Open hearts for the broken-hearted

‘You have to be ready to have your heart broken.”

If I’ve heard that once — which I certainly have — I’ve heard it 40 or so times over the past month. May was National Foster Care Month, and I spent some of the month talking with foster parents about their lives and challenges and hopes and dreams for the little ones who have spent time in their homes. A number of parents have talked of how hesitant families are to even consider foster care because they might have to give back a child. Lisa Wheeler just said it while we were having a conversation on a radio show about these things. Since 2011, she and her husband have had 15 children in their home, including a sibling group of three right now, and they have adopted two children from foster care. But part of the call of foster care is to “wrap yourselves around a whole family.” The goal is for the birth mother or parents to be active, loving parents to their child or children, if they can. You have to be willing to have your heart broken again and again, Wheeler says. Because that’s what the call to love is all about.
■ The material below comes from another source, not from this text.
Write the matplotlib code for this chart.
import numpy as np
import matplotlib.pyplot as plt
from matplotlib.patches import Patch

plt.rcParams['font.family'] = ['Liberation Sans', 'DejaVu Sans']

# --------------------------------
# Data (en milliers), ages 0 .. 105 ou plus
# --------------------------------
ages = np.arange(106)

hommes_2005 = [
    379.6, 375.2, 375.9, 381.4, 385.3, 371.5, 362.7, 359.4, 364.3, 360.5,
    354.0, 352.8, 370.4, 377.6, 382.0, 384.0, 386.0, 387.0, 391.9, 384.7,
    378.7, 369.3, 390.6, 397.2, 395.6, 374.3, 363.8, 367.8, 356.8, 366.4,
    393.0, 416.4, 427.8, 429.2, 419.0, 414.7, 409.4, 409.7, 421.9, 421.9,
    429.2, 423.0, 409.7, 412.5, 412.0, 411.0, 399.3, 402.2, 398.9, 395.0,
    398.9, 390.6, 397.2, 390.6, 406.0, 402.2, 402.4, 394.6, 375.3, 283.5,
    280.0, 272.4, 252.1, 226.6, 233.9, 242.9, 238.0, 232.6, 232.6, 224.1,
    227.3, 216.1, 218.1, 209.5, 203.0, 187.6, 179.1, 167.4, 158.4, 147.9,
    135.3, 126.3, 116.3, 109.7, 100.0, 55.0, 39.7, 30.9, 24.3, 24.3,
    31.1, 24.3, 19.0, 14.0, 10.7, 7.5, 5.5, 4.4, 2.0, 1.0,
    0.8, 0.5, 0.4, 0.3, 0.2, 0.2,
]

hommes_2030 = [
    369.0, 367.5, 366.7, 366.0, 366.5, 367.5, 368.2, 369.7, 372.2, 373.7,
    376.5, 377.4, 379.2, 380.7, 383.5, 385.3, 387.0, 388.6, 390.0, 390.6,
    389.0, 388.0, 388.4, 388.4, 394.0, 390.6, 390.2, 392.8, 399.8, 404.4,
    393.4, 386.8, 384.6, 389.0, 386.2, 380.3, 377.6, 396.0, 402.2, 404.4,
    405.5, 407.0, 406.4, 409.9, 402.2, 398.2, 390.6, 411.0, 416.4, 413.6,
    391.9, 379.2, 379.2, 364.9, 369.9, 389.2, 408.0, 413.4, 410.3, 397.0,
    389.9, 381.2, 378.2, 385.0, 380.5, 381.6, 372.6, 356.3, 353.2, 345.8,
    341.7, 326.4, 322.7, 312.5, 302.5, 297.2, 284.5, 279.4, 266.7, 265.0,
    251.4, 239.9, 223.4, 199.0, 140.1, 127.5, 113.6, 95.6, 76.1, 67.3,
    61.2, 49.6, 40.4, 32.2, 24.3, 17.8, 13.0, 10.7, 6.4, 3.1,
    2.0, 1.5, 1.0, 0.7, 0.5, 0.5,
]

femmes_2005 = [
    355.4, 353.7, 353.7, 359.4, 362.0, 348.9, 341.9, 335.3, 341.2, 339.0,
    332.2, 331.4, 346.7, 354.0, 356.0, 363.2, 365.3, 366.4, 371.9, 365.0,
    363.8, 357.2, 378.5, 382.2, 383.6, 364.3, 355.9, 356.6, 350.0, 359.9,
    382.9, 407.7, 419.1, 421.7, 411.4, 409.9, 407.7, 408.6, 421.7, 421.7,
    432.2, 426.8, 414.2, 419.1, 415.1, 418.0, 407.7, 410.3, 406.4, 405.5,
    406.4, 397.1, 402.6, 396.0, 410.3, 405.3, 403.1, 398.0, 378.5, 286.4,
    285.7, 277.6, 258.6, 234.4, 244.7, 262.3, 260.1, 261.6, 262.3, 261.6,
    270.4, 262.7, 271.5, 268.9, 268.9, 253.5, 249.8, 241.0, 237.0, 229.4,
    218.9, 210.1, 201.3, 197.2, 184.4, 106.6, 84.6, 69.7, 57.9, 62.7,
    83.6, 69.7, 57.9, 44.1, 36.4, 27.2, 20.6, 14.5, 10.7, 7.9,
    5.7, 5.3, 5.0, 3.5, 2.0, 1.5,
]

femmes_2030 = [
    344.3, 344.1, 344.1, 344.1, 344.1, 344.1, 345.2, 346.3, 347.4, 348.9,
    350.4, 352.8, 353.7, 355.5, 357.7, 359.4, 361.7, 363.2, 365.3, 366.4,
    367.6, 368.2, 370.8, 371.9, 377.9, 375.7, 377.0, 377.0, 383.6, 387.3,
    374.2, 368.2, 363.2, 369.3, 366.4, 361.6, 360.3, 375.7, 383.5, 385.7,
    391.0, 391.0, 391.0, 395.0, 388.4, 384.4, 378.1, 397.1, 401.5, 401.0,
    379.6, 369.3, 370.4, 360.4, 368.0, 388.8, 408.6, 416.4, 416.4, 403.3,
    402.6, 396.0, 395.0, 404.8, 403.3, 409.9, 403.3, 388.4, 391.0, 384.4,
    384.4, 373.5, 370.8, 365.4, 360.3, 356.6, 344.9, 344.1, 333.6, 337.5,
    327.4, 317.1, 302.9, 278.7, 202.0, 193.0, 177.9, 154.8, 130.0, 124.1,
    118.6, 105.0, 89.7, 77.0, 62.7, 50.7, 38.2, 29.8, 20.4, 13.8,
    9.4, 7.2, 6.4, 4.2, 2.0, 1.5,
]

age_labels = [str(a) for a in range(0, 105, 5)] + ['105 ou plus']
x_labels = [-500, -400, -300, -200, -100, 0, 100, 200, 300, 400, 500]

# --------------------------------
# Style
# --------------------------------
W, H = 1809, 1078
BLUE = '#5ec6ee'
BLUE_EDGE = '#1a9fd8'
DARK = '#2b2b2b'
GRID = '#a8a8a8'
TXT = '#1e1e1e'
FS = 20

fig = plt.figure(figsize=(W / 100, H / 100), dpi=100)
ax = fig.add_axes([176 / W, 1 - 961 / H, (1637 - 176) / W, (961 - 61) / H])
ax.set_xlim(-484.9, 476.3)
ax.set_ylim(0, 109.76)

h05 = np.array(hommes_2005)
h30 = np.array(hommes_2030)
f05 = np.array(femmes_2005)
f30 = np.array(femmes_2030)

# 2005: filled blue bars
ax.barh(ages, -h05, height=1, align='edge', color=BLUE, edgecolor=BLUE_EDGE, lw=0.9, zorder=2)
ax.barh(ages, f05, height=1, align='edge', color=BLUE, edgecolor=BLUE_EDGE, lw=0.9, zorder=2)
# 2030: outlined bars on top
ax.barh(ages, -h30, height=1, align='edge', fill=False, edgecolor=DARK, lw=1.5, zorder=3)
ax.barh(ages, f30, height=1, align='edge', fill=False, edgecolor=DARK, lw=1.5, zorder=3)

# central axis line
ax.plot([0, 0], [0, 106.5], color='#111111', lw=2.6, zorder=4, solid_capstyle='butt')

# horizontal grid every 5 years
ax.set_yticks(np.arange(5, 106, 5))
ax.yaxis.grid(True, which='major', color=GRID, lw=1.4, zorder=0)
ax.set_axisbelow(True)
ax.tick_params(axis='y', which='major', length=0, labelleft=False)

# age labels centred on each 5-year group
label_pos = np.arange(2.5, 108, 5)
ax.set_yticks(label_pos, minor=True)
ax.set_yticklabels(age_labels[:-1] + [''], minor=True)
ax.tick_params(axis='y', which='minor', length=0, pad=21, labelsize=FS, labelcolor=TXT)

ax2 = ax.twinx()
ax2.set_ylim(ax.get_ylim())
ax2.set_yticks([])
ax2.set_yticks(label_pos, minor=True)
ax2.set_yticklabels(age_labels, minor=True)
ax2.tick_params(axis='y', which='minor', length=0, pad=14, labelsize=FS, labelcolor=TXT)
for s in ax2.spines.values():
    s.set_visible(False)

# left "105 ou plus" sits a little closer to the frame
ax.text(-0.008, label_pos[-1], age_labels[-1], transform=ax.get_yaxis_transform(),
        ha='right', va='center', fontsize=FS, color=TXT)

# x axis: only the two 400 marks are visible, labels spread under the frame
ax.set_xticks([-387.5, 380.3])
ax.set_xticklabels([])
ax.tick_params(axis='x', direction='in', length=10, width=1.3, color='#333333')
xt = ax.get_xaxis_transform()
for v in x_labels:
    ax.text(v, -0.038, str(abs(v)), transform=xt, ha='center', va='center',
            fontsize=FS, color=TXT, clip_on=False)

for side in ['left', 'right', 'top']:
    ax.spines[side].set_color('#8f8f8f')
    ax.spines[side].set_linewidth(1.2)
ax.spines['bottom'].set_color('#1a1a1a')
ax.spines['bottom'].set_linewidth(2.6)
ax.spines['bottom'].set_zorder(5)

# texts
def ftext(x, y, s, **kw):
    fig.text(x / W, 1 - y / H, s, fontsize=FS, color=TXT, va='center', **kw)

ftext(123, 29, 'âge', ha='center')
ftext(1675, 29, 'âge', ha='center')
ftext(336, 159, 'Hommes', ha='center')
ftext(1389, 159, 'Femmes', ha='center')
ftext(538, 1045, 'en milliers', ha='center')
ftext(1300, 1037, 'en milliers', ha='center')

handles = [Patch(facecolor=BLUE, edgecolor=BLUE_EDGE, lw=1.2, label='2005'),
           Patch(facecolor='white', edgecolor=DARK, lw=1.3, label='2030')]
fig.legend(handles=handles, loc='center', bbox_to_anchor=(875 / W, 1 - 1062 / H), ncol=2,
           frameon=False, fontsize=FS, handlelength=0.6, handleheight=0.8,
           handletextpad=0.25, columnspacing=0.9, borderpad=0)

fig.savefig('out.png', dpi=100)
“It’s an investment — and to a life of somebody, and to a destiny — that forever changes them. And you’re always a part of that child. You’re a part of their journey and their history,” says Karen Strachan, who has had some 40 foster children over 20 years. She and her husband have adopted eleven over the years. I recently talked with her after a forum at the Heritage Foundation about the increasing number of challenges faced by faith-based agencies that facilitate foster-care placements and adoption. The Strachans have never changed their phone number — and never will as long as they can help it — so every child who has ever been in their home knows he or she can call anytime. They get “hello” calls, and they get “I’m in jail” calls. In the latter case, it’s usually because they’d like Aunt Karen or Uncle Pat to help them break the news to their mom. Getting involved in foster care is about an all-encompassing love. But then, isn’t life?

Perhaps it’s because we don’t celebrate self-sacrificial love enough that we find ourselves in the circumstances we do: celebrating abortion.
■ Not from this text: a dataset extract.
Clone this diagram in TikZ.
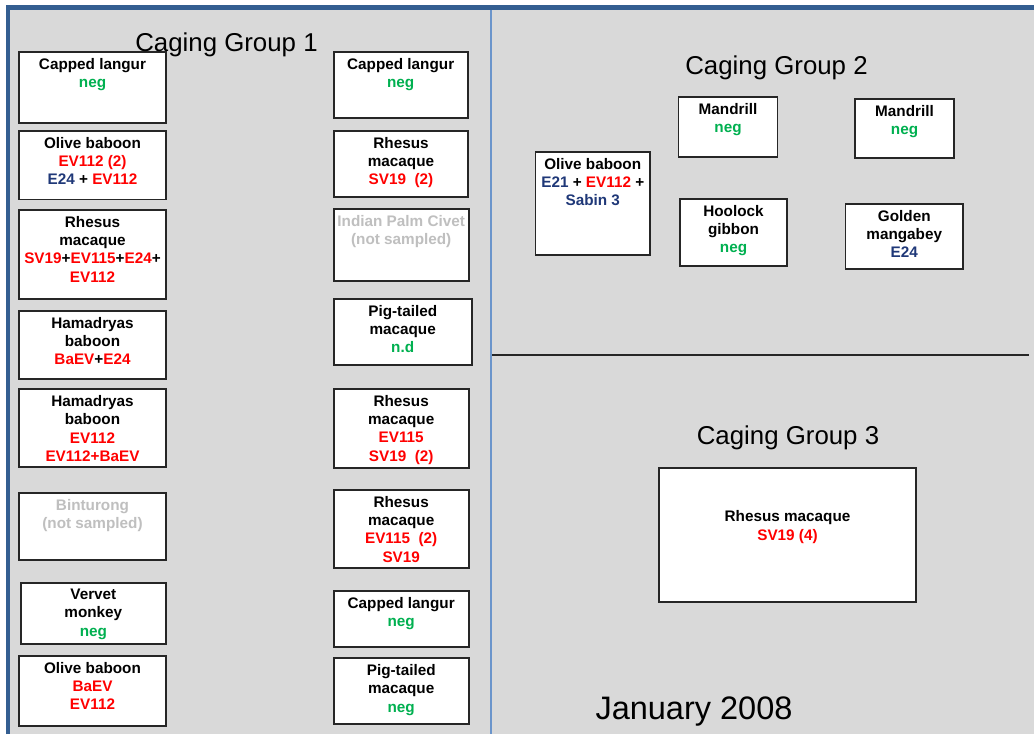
\documentclass[tikz,border=0pt]{standalone}
\usepackage{fontspec}
\setmainfont{Liberation Sans}
\usepackage{xcolor}
\usepackage{tikz}
\usetikzlibrary{positioning, fit}

\definecolor{frameblue}{RGB}{52,94,145}
\definecolor{divblue}{RGB}{107,149,203}
\definecolor{panelgrey}{RGB}{217,217,217}
\definecolor{boxline}{RGB}{38,38,38}
\definecolor{vred}{RGB}{255,0,0}
\definecolor{vgreen}{RGB}{0,176,80}
\definecolor{vnavy}{RGB}{31,56,120}
\definecolor{vgrey}{RGB}{191,191,191}

\newcommand{\redv}[1]{\textcolor{vred}{#1}}
\newcommand{\greenv}[1]{\textcolor{vgreen}{#1}}
\newcommand{\navyv}[1]{\textcolor{vnavy}{#1}}
\newcommand{\greyv}[1]{\textcolor{vgrey}{#1}}

% one cage: [text offset]{name}{x1}{y1}{x2}{y2}{text}
\newcommand{\cage}[7][3.9pt]{%
  \node[cagebox, fit={(#3,#4) (#5,#6)}] (#2) {};
  \node[cagetext, below=#1 of #2.north] (#2-t) {#7};
}

\begin{document}
\begin{tikzpicture}[
    x=0.02cm, y=-0.02cm,
    cagebox/.style={draw=boxline, fill=white, line width=1pt, inner sep=0pt},
    cagetext/.style={align=center, inner sep=0pt, font=\fontsize{8.7}{10.4}\selectfont\bfseries},
    grouptitle/.style={anchor=base, inner sep=0pt, font=\fontsize{14.7}{17}\selectfont},
    datetitle/.style={anchor=base, inner sep=0pt, font=\fontsize{18.5}{22}\selectfont}
  ]
  \useasboundingbox (0,0) rectangle (1034,734);
  \fill[white] (0,0) rectangle (1034,734);
  \fill[panelgrey] (8,8) rectangle (1034,734);
  \draw[frameblue, line width=2.8pt] (8,734) -- (8,7.5) -- (1034,7.5);
  \draw[divblue, line width=1.6pt] (491,10) -- (491,734);
  \draw[boxline, line width=1.1pt] (492,355.3) -- (1029,355.3);

  % group 1, left row
  \cage{la}{19.3}{52.3}{165.7}{122.7}{Capped langur\\\greenv{neg}}
  \cage{lb}{19.3}{131}{165.7}{199.5}{Olive baboon\\\redv{EV112 (2)}\\\navyv{E24} + \redv{EV112}}
  \cage{lc}{19.3}{210}{165.7}{299.3}{Rhesus\\macaque\\\redv{SV19}+\redv{EV115}+\redv{E24}+\\\redv{EV112}}
  \cage{ld}{19.3}{310.7}{165.7}{379}{Hamadryas\\baboon\\\redv{BaEV}+\redv{E24}}
  \cage{le}{19.3}{389.3}{165.7}{467.3}{Hamadryas\\baboon\\\redv{EV112}\\\redv{EV112+BaEV}}
  \cage{lf}{19.3}{492.7}{165.7}{560.3}{\greyv{Binturong}\\\greyv{(not sampled)}}
  \cage{lg}{21}{582.7}{165.7}{644.3}{Vervet\\monkey\\\greenv{neg}}
  \cage{lh}{19.3}{655.7}{165.7}{726.3}{Olive baboon\\\redv{BaEV}\\\redv{EV112}}

  % group 1, right row
  \cage{ma}{333.7}{52.3}{467.7}{118.3}{Capped langur\\\greenv{neg}}
  \cage{mb}{333.7}{131}{468.3}{196.7}{Rhesus\\macaque\\\redv{SV19~~(2)}}
  \cage{mc}{333.7}{209.3}{468.7}{281}{\greyv{Indian Palm Civet}\\\greyv{(not sampled)}}
  \cage{md}{333.7}{299}{471.7}{365}{Pig-tailed\\macaque\\\greenv{n.d}}
  \cage{me}{333.7}{389}{468.7}{467.7}{Rhesus\\macaque\\\redv{EV115}\\\redv{SV19~~(2)}}
  \cage{mf}{333.7}{490}{468.7}{567.7}{Rhesus\\macaque\\\redv{EV115~~(2)}\\\redv{SV19}}
  \cage{mg}{333.7}{591}{468.7}{647.3}{Capped langur\\\greenv{neg}}
  \cage{mh}{333.7}{658.3}{468.7}{724.3}{Pig-tailed\\macaque\\\greenv{neg}}

  % group 2
  \cage{ra}{535.5}{152}{650}{255}{Olive baboon\\\navyv{E21} + \redv{EV112} +\\\navyv{Sabin 3}}
  \cage{rb}{678.5}{97}{777.5}{157}{Mandrill\\\greenv{neg}}
  \cage{rc}{855}{99}{954}{158}{Mandrill\\\greenv{neg}}
  \cage{rd}{680}{199}{787}{266}{Hoolock\\gibbon\\\greenv{neg}}
  \cage{re}{845.5}{204}{963}{269}{Golden\\mangabey\\\navyv{E24}}

  % group 3
  \cage[24.7pt]{sa}{659}{468}{916}{602}{Rhesus macaque\\\redv{SV19 (4)}}

  \node[grouptitle] (g1) at (226.5,51) {Caging Group 1};
  \node[grouptitle] (g2) at (776.5,74) {Caging Group 2};
  \node[grouptitle] (g3) at (788,444) {Caging Group 3};
  \node[datetitle] (date) at (694,719) {January 2008};
\end{tikzpicture}
\end{document}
I keep hearing Lisa and Karen as I think about what just happened in Ireland. I hesitate to bring this up, because abortion tends to be such a hot-button issue, and foster care is such an overlooked issue. But they are related, of course, in many ways. The key one may be love.
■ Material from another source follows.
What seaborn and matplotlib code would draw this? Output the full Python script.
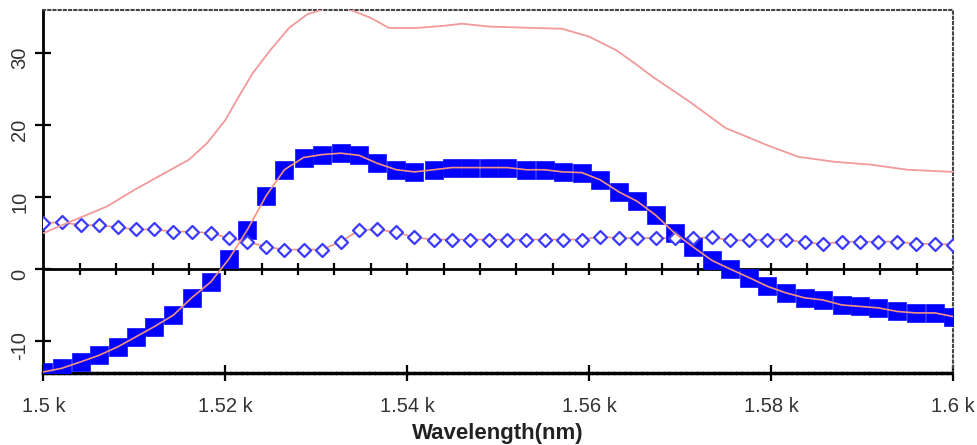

We talk about love in the most confusing ways sometimes. Our popular music often depicts it as either saccharine or downright tortuous. Love can be manipulated for political purposes. But there’s a book by the Swiss theologian Hans Urs von Balthasar, Love Alone Is Credible, and I’ve long thought the title says just about everything you need to know, and you don’t need a theology degree to get it. On all of these intimate and urgent issues that involve the most important decisions one can make in life, we have credibility only because of love. And perhaps it’s because we don’t celebrate self-sacrificial love enough that we find ourselves in the circumstances we do: celebrating abortion.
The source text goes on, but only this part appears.